[Exercise requirements]:
Reproduce the listing word for word, leaving every picture behind.

-- Start of Excerpted data --

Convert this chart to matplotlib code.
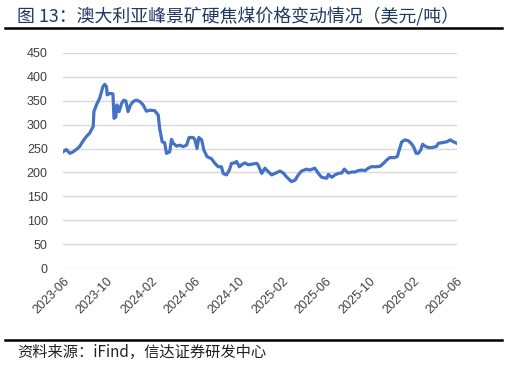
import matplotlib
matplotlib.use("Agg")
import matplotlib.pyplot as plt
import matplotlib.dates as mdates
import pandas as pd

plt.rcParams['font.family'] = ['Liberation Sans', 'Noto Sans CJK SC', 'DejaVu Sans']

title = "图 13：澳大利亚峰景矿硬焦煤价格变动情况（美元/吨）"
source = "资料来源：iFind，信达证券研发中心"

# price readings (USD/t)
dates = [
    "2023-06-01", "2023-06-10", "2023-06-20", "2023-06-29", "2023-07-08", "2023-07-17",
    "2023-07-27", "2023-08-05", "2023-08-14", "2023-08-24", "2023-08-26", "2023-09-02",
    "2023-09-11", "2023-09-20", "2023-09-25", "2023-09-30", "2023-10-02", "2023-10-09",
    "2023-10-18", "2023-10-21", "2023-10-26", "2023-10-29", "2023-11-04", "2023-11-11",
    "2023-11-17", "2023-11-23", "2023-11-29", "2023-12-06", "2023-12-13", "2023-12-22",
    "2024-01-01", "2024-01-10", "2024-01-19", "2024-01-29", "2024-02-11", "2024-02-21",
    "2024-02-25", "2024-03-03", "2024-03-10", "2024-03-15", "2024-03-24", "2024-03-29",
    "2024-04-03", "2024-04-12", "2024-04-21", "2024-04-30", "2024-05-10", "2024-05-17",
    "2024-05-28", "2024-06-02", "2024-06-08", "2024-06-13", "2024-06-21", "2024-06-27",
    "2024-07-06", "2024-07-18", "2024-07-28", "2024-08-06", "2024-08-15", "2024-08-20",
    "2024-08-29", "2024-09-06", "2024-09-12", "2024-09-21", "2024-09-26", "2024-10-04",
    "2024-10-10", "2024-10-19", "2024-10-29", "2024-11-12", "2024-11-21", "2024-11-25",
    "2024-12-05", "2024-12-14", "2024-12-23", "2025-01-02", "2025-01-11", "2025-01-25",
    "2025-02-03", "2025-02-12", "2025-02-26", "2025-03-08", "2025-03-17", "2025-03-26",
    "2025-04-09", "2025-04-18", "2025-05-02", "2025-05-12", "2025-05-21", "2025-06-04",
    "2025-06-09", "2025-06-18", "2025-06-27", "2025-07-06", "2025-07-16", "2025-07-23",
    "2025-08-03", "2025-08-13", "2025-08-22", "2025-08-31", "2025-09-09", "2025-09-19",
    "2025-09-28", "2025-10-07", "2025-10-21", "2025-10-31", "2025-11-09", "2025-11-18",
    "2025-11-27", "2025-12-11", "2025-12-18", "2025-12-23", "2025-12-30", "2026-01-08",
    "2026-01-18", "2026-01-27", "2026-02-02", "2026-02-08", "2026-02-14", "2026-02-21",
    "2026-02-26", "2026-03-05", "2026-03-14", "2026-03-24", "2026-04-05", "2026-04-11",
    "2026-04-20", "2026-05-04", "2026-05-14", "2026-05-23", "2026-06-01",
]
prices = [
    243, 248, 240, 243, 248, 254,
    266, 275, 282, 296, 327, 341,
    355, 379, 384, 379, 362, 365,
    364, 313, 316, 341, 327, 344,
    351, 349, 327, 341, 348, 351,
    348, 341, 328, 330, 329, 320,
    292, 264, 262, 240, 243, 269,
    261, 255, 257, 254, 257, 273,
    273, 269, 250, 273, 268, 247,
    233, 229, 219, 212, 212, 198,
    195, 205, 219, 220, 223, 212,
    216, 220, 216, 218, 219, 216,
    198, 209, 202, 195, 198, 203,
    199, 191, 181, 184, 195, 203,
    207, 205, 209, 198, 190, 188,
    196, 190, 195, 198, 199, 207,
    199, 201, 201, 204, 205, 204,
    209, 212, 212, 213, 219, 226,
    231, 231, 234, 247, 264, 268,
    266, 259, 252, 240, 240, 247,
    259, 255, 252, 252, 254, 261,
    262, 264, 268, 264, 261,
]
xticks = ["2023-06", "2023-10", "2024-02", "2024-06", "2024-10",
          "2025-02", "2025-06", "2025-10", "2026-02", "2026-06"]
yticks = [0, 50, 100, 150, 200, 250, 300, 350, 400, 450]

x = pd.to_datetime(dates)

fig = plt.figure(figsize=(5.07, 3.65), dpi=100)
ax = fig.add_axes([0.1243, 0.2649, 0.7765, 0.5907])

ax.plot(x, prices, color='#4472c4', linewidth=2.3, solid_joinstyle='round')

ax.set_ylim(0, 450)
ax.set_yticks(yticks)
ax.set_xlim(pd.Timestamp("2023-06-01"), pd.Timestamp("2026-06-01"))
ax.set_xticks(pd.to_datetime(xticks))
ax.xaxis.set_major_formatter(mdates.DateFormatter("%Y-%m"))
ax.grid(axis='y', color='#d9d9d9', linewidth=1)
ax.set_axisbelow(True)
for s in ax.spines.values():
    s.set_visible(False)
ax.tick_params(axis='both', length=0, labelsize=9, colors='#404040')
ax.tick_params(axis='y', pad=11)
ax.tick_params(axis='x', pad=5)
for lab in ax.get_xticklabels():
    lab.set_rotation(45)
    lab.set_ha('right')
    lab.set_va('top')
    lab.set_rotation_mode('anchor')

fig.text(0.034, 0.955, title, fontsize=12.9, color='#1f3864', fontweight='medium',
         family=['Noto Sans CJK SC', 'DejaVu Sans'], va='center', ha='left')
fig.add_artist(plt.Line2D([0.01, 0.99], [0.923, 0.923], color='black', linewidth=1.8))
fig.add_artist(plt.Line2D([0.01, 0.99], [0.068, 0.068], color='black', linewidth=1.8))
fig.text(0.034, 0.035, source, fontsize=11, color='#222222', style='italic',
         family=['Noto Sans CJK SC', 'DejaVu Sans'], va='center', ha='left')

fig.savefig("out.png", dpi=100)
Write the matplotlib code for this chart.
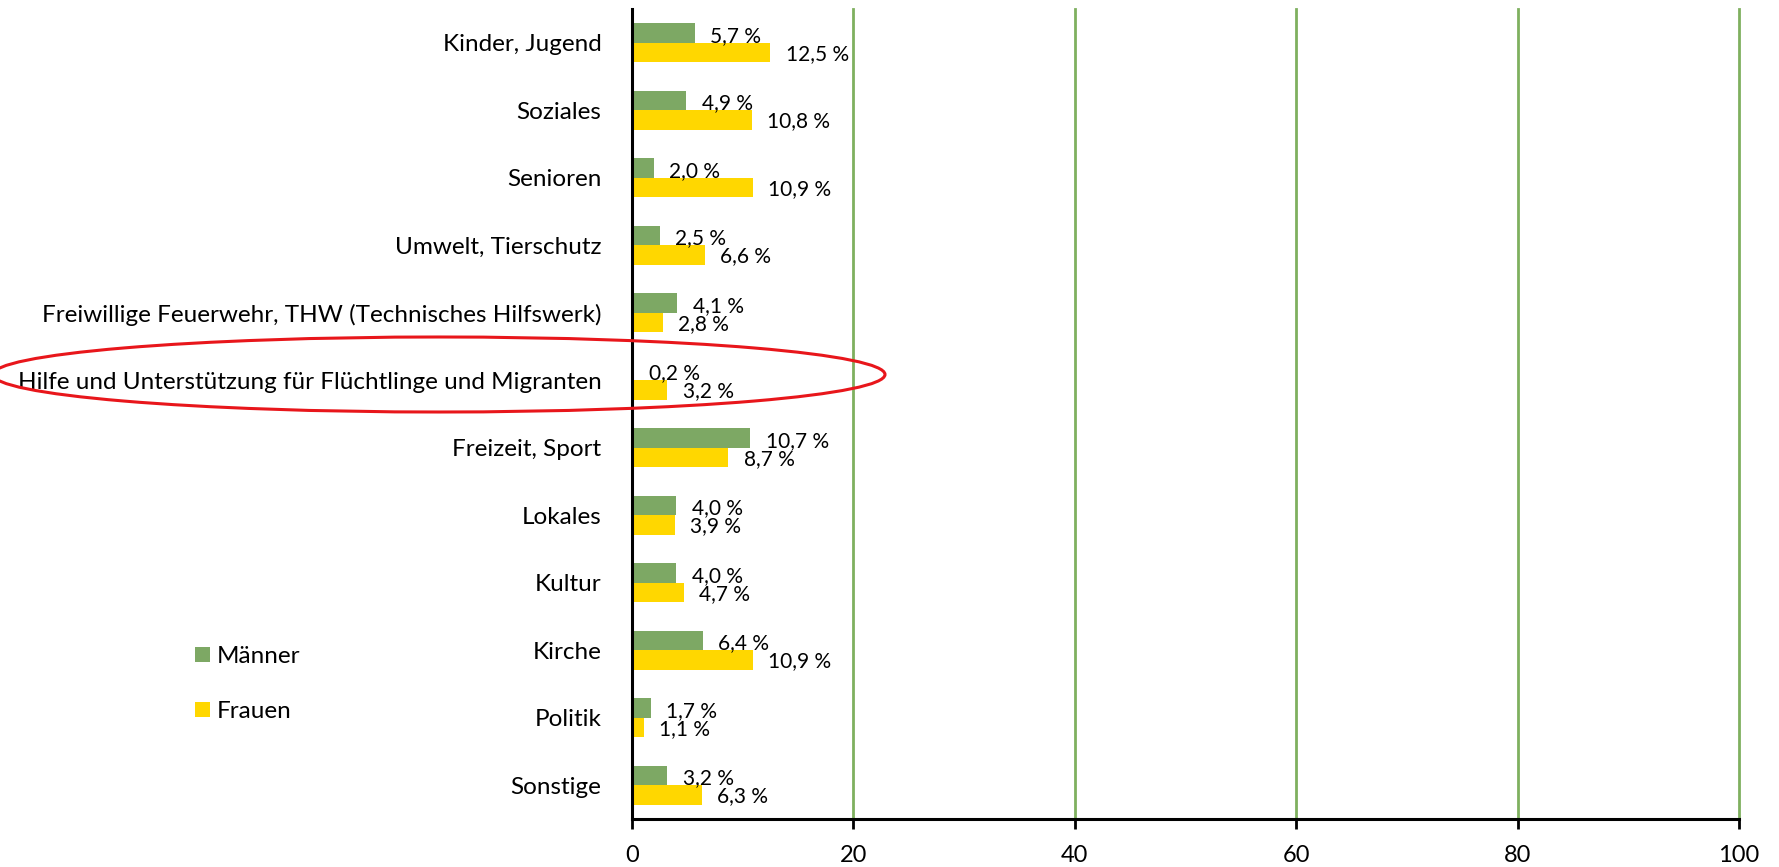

-- End of Excerpted data --

[Exercise output]:
Convert this chart to matplotlib code.
import matplotlib
matplotlib.use("Agg")
import matplotlib.pyplot as plt
import matplotlib.dates as mdates
import pandas as pd

plt.rcParams['font.family'] = ['Liberation Sans', 'Noto Sans CJK SC', 'DejaVu Sans']

title = "图 13：澳大利亚峰景矿硬焦煤价格变动情况（美元/吨）"
source = "资料来源：iFind，信达证券研发中心"

# price readings (USD/t)
dates = [
    "2023-06-01", "2023-06-10", "2023-06-20", "2023-06-29", "2023-07-08", "2023-07-17",
    "2023-07-27", "2023-08-05", "2023-08-14", "2023-08-24", "2023-08-26", "2023-09-02",
    "2023-09-11", "2023-09-20", "2023-09-25", "2023-09-30", "2023-10-02", "2023-10-09",
    "2023-10-18", "2023-10-21", "2023-10-26", "2023-10-29", "2023-11-04", "2023-11-11",
    "2023-11-17", "2023-11-23", "2023-11-29", "2023-12-06", "2023-12-13", "2023-12-22",
    "2024-01-01", "2024-01-10", "2024-01-19", "2024-01-29", "2024-02-11", "2024-02-21",
    "2024-02-25", "2024-03-03", "2024-03-10", "2024-03-15", "2024-03-24", "2024-03-29",
    "2024-04-03", "2024-04-12", "2024-04-21", "2024-04-30", "2024-05-10", "2024-05-17",
    "2024-05-28", "2024-06-02", "2024-06-08", "2024-06-13", "2024-06-21", "2024-06-27",
    "2024-07-06", "2024-07-18", "2024-07-28", "2024-08-06", "2024-08-15", "2024-08-20",
    "2024-08-29", "2024-09-06", "2024-09-12", "2024-09-21", "2024-09-26", "2024-10-04",
    "2024-10-10", "2024-10-19", "2024-10-29", "2024-11-12", "2024-11-21", "2024-11-25",
    "2024-12-05", "2024-12-14", "2024-12-23", "2025-01-02", "2025-01-11", "2025-01-25",
    "2025-02-03", "2025-02-12", "2025-02-26", "2025-03-08", "2025-03-17", "2025-03-26",
    "2025-04-09", "2025-04-18", "2025-05-02", "2025-05-12", "2025-05-21", "2025-06-04",
    "2025-06-09", "2025-06-18", "2025-06-27", "2025-07-06", "2025-07-16", "2025-07-23",
    "2025-08-03", "2025-08-13", "2025-08-22", "2025-08-31", "2025-09-09", "2025-09-19",
    "2025-09-28", "2025-10-07", "2025-10-21", "2025-10-31", "2025-11-09", "2025-11-18",
    "2025-11-27", "2025-12-11", "2025-12-18", "2025-12-23", "2025-12-30", "2026-01-08",
    "2026-01-18", "2026-01-27", "2026-02-02", "2026-02-08", "2026-02-14", "2026-02-21",
    "2026-02-26", "2026-03-05", "2026-03-14", "2026-03-24", "2026-04-05", "2026-04-11",
    "2026-04-20", "2026-05-04", "2026-05-14", "2026-05-23", "2026-06-01",
]
prices = [
    243, 248, 240, 243, 248, 254,
    266, 275, 282, 296, 327, 341,
    355, 379, 384, 379, 362, 365,
    364, 313, 316, 341, 327, 344,
    351, 349, 327, 341, 348, 351,
    348, 341, 328, 330, 329, 320,
    292, 264, 262, 240, 243, 269,
    261, 255, 257, 254, 257, 273,
    273, 269, 250, 273, 268, 247,
    233, 229, 219, 212, 212, 198,
    195, 205, 219, 220, 223, 212,
    216, 220, 216, 218, 219, 216,
    198, 209, 202, 195, 198, 203,
    199, 191, 181, 184, 195, 203,
    207, 205, 209, 198, 190, 188,
    196, 190, 195, 198, 199, 207,
    199, 201, 201, 204, 205, 204,
    209, 212, 212, 213, 219, 226,
    231, 231, 234, 247, 264, 268,
    266, 259, 252, 240, 240, 247,
    259, 255, 252, 252, 254, 261,
    262, 264, 268, 264, 261,
]
xticks = ["2023-06", "2023-10", "2024-02", "2024-06", "2024-10",
          "2025-02", "2025-06", "2025-10", "2026-02", "2026-06"]
yticks = [0, 50, 100, 150, 200, 250, 300, 350, 400, 450]

x = pd.to_datetime(dates)

fig = plt.figure(figsize=(5.07, 3.65), dpi=100)
ax = fig.add_axes([0.1243, 0.2649, 0.7765, 0.5907])

ax.plot(x, prices, color='#4472c4', linewidth=2.3, solid_joinstyle='round')

ax.set_ylim(0, 450)
ax.set_yticks(yticks)
ax.set_xlim(pd.Timestamp("2023-06-01"), pd.Timestamp("2026-06-01"))
ax.set_xticks(pd.to_datetime(xticks))
ax.xaxis.set_major_formatter(mdates.DateFormatter("%Y-%m"))
ax.grid(axis='y', color='#d9d9d9', linewidth=1)
ax.set_axisbelow(True)
for s in ax.spines.values():
    s.set_visible(False)
ax.tick_params(axis='both', length=0, labelsize=9, colors='#404040')
ax.tick_params(axis='y', pad=11)
ax.tick_params(axis='x', pad=5)
for lab in ax.get_xticklabels():
    lab.set_rotation(45)
    lab.set_ha('right')
    lab.set_va('top')
    lab.set_rotation_mode('anchor')

fig.text(0.034, 0.955, title, fontsize=12.9, color='#1f3864', fontweight='medium',
         family=['Noto Sans CJK SC', 'DejaVu Sans'], va='center', ha='left')
fig.add_artist(plt.Line2D([0.01, 0.99], [0.923, 0.923], color='black', linewidth=1.8))
fig.add_artist(plt.Line2D([0.01, 0.99], [0.068, 0.068], color='black', linewidth=1.8))
fig.text(0.034, 0.035, source, fontsize=11, color='#222222', style='italic',
         family=['Noto Sans CJK SC', 'DejaVu Sans'], va='center', ha='left')

fig.savefig("out.png", dpi=100)
Write the matplotlib code for this chart.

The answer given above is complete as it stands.